SFF is full of empires, because empires have power and power makes for stakes and stakes make for plot (YMMV; I’m being general here). What’s interesting to me about “A Memory Called Empire” is that Mahit, an outsider, is helping to stabilize the Empire. You don’t see this a whole lot. You get overthrowing the monarchy and restoring the rightful heir and so on, but rarely do you get a protagonist who decides that the only winning move is not to play.

At the end–mild spoiler alert–Mahit gets to ask for whatever she wants from the Empire. She asks to be allowed to go home before the Empire can conquer her, too. In a book full of politicking and rebellion and murder, it’s a zen moment when she seizes back her destiny. She knows that in a day, a week, a month, a year–she could get recalled anytime–but in the meantime, she is home.
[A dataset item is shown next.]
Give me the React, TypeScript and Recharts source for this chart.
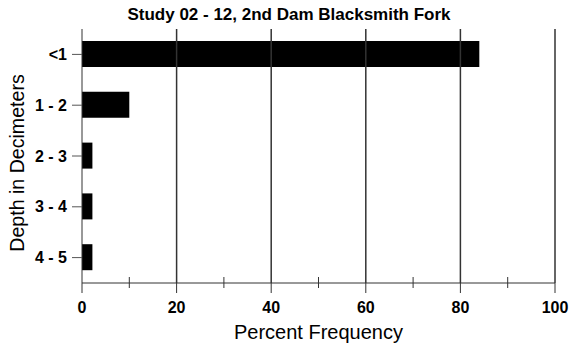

I think the part of the fantasy that grabs me the most isn’t even how gorgeous the Teixcalaanli Empire is, but that Mahit both wants to go home and has a home that she loves to go to. My home is different now, and I’m happy enough with it, but I am very slightly envious of Mahit. Only very slightly, because who knows what will happen in Book Two, which I have preordered! (Well, book one set up a future plot involving aliens so I imagine the payoff will come, or start to come, in book two).

But in the meanwhile, I would like to imagine myself there on Lsel Station, in spirit, to welcome Mahit home.